● **PROBLEM DETAILS**
Reproduce the listing below without changes, except that pictures are left out.

....

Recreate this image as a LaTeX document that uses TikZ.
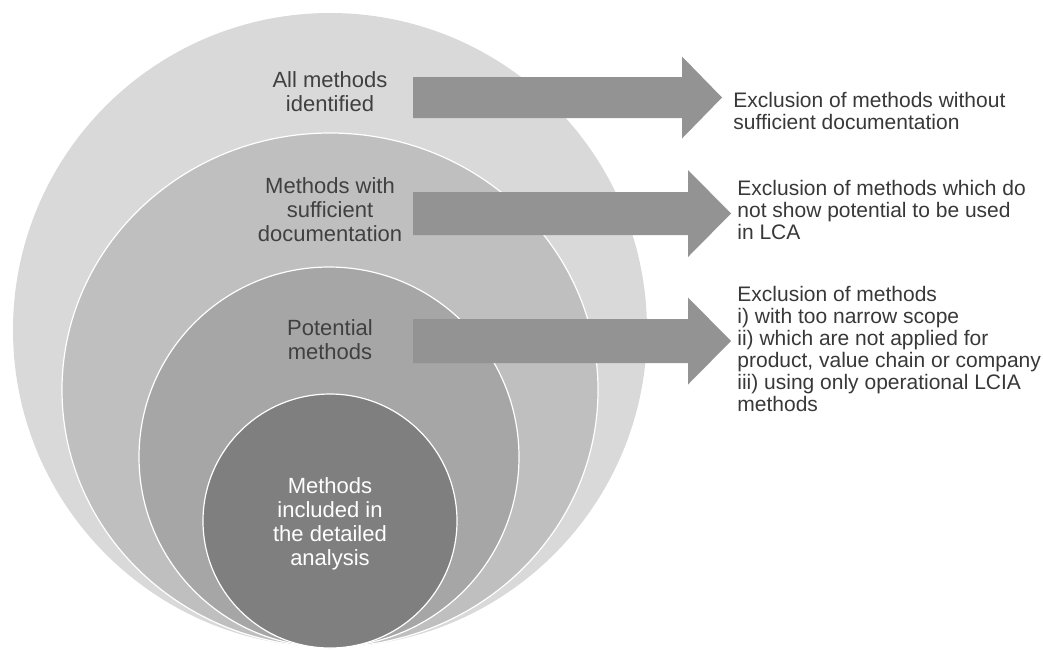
\documentclass[tikz,border=0pt]{standalone}
\usepackage{fontspec}
\setmainfont{Liberation Sans}
\definecolor{ringA}{HTML}{D9D9D9}
\definecolor{ringB}{HTML}{BFBFBF}
\definecolor{ringC}{HTML}{A6A6A6}
\definecolor{ringD}{HTML}{7F7F7F}
\definecolor{arrowgray}{HTML}{939393}
\definecolor{labelgray}{HTML}{404040}
\definecolor{notegray}{HTML}{383838}
\tikzset{
  ring/.style={draw=white, line width=0.6pt},
  lbl/.style={align=center, text=labelgray, inner sep=0pt, font=\fontsize{11}{12}\selectfont},
  note/.style={align=left, anchor=west, text=notegray, inner sep=0pt, font=\fontsize{10.5}{11}\selectfont},
}
\begin{document}
\begin{tikzpicture}[x=0.5pt, y=-0.5pt, line join=round]
\useasboundingbox (0,0) rectangle (1043,650);
\coordinate (O1) at (330,330);
\coordinate (O2) at (330,390);
\coordinate (O3) at (329,457);
\coordinate (O4) at (330,521);
% nested circles
\fill[ringA] (O1) circle [radius=317];
\draw[ring, fill=ringB] (O2) ellipse [x radius=268, y radius=257];
\draw[ring, fill=ringC] (O3) circle [radius=190];
\draw[ring, fill=ringD] (O4) circle [radius=127];
% block arrows
\fill[arrowgray] (413,77) -- (682,77) -- (682,56.5) -- (722,97.5) -- (682,138.5) -- (682,118) -- (413,118) -- cycle;
\fill[arrowgray] (413,192) -- (688,192) -- (688,170) -- (731,213.5) -- (688,257) -- (688,235) -- (413,235) -- cycle;
\fill[arrowgray] (413,319) -- (688,319) -- (688,297.5) -- (731,341) -- (688,384.5) -- (688,363) -- (413,363) -- cycle;
% labels
\node[lbl] (allm) at (330,92) {All methods\\identified};
\node[lbl] (suff) at (330,210) {Methods with\\sufficient\\documentation};
\node[lbl] (pot) at (330,340) {Potential\\methods};
\node[lbl, text=white] (incl) at (330,524) {Methods\\included in\\the detailed\\analysis};
\node[note] (ex1) at (733,111) {Exclusion of methods without\\sufficient documentation};
\node[note] (ex2) at (737,210) {Exclusion of methods which do\\not show potential to be used\\in LCA};
\node[note] (ex3) at (737,349) {Exclusion of methods\\i) with too narrow scope\\ii) which are not applied for\\product, value chain or company\\iii) using only operational LCIA\\methods};
\end{tikzpicture}
\end{document}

....

● **EXPECTED OUTPUT**
Recreate this image as a LaTeX document that uses TikZ.
\documentclass[tikz,border=0pt]{standalone}
\usepackage{fontspec}
\setmainfont{Liberation Sans}
\definecolor{ringA}{HTML}{D9D9D9}
\definecolor{ringB}{HTML}{BFBFBF}
\definecolor{ringC}{HTML}{A6A6A6}
\definecolor{ringD}{HTML}{7F7F7F}
\definecolor{arrowgray}{HTML}{939393}
\definecolor{labelgray}{HTML}{404040}
\definecolor{notegray}{HTML}{383838}
\tikzset{
  ring/.style={draw=white, line width=0.6pt},
  lbl/.style={align=center, text=labelgray, inner sep=0pt, font=\fontsize{11}{12}\selectfont},
  note/.style={align=left, anchor=west, text=notegray, inner sep=0pt, font=\fontsize{10.5}{11}\selectfont},
}
\begin{document}
\begin{tikzpicture}[x=0.5pt, y=-0.5pt, line join=round]
\useasboundingbox (0,0) rectangle (1043,650);
\coordinate (O1) at (330,330);
\coordinate (O2) at (330,390);
\coordinate (O3) at (329,457);
\coordinate (O4) at (330,521);
% nested circles
\fill[ringA] (O1) circle [radius=317];
\draw[ring, fill=ringB] (O2) ellipse [x radius=268, y radius=257];
\draw[ring, fill=ringC] (O3) circle [radius=190];
\draw[ring, fill=ringD] (O4) circle [radius=127];
% block arrows
\fill[arrowgray] (413,77) -- (682,77) -- (682,56.5) -- (722,97.5) -- (682,138.5) -- (682,118) -- (413,118) -- cycle;
\fill[arrowgray] (413,192) -- (688,192) -- (688,170) -- (731,213.5) -- (688,257) -- (688,235) -- (413,235) -- cycle;
\fill[arrowgray] (413,319) -- (688,319) -- (688,297.5) -- (731,341) -- (688,384.5) -- (688,363) -- (413,363) -- cycle;
% labels
\node[lbl] (allm) at (330,92) {All methods\\identified};
\node[lbl] (suff) at (330,210) {Methods with\\sufficient\\documentation};
\node[lbl] (pot) at (330,340) {Potential\\methods};
\node[lbl, text=white] (incl) at (330,524) {Methods\\included in\\the detailed\\analysis};
\node[note] (ex1) at (733,111) {Exclusion of methods without\\sufficient documentation};
\node[note] (ex2) at (737,210) {Exclusion of methods which do\\not show potential to be used\\in LCA};
\node[note] (ex3) at (737,349) {Exclusion of methods\\i) with too narrow scope\\ii) which are not applied for\\product, value chain or company\\iii) using only operational LCIA\\methods};
\end{tikzpicture}
\end{document}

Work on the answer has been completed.